**Dataset extract**.
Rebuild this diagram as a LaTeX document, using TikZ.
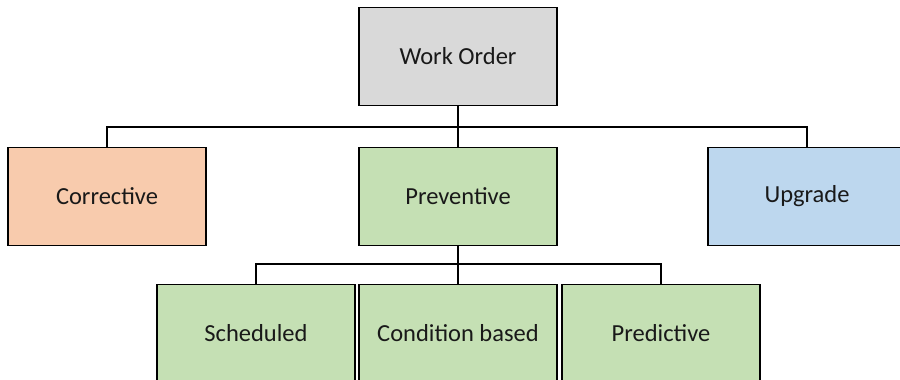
\documentclass[tikz,border=0pt]{standalone}
\usepackage{fontspec}
\setmainfont{Carlito}
\begin{document}
\begin{tikzpicture}[x=1pt,y=-1pt,
  box/.style={draw=black, line width=1.6pt, rectangle, inner sep=0pt,
    minimum width=198pt, minimum height=98pt,
    font=\fontsize{24.5}{28}\selectfont, text=black!90},
  link/.style={draw=black, line width=1.4pt}]
  \useasboundingbox (0,0) rectangle (900,380);
  \clip (0,0) rectangle (900,380);

  % top level
  \node[box, fill={rgb,255:red,217;green,217;blue,217}] (wo) at (458,56.5) {Work Order};

  % second level
  \node[box, fill={rgb,255:red,248;green,203;blue,173}] (cor) at (107,196.5) {Corrective};
  \node[box, fill={rgb,255:red,197;green,224;blue,180}] (prev) at (458,196.5) {Preventive};
  \node[box, fill={rgb,255:red,189;green,215;blue,238}] (upg) at (807,196.5) {Upgrade};

  % third level
  \node[box, fill={rgb,255:red,197;green,224;blue,180}] (sch) at (256,333.5) {Scheduled};
  \node[box, fill={rgb,255:red,197;green,224;blue,180}] (cond) at (458,333.5) {Condition based};
  \node[box, fill={rgb,255:red,197;green,224;blue,180}] (pred) at (661,333.5) {Predictive};

  % connectors
  \coordinate (busA) at (458,127);
  \coordinate (busB) at (458,264);
  \draw[link] (wo.south) -- (busA);
  \draw[link] (cor.north) |- (busA) -| (upg.north);
  \draw[link] (busA) -- (prev.north);
  \draw[link] (prev.south) -- (busB);
  \draw[link] (sch.north) |- (busB) -| (pred.north);
  \draw[link] (busB) -- (cond.north);
\end{tikzpicture}
\end{document}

**Task**.
Leave the pictures out, and print every line of the listing exactly as written.

**Output for this task**.
Rebuild this diagram as a LaTeX document, using TikZ.
\documentclass[tikz,border=0pt]{standalone}
\usepackage{fontspec}
\setmainfont{Carlito}
\begin{document}
\begin{tikzpicture}[x=1pt,y=-1pt,
  box/.style={draw=black, line width=1.6pt, rectangle, inner sep=0pt,
    minimum width=198pt, minimum height=98pt,
    font=\fontsize{24.5}{28}\selectfont, text=black!90},
  link/.style={draw=black, line width=1.4pt}]
  \useasboundingbox (0,0) rectangle (900,380);
  \clip (0,0) rectangle (900,380);

  % top level
  \node[box, fill={rgb,255:red,217;green,217;blue,217}] (wo) at (458,56.5) {Work Order};

  % second level
  \node[box, fill={rgb,255:red,248;green,203;blue,173}] (cor) at (107,196.5) {Corrective};
  \node[box, fill={rgb,255:red,197;green,224;blue,180}] (prev) at (458,196.5) {Preventive};
  \node[box, fill={rgb,255:red,189;green,215;blue,238}] (upg) at (807,196.5) {Upgrade};

  % third level
  \node[box, fill={rgb,255:red,197;green,224;blue,180}] (sch) at (256,333.5) {Scheduled};
  \node[box, fill={rgb,255:red,197;green,224;blue,180}] (cond) at (458,333.5) {Condition based};
  \node[box, fill={rgb,255:red,197;green,224;blue,180}] (pred) at (661,333.5) {Predictive};

  % connectors
  \coordinate (busA) at (458,127);
  \coordinate (busB) at (458,264);
  \draw[link] (wo.south) -- (busA);
  \draw[link] (cor.north) |- (busA) -| (upg.north);
  \draw[link] (busA) -- (prev.north);
  \draw[link] (prev.south) -- (busB);
  \draw[link] (sch.north) |- (busB) -| (pred.north);
  \draw[link] (busB) -- (cond.north);
\end{tikzpicture}
\end{document}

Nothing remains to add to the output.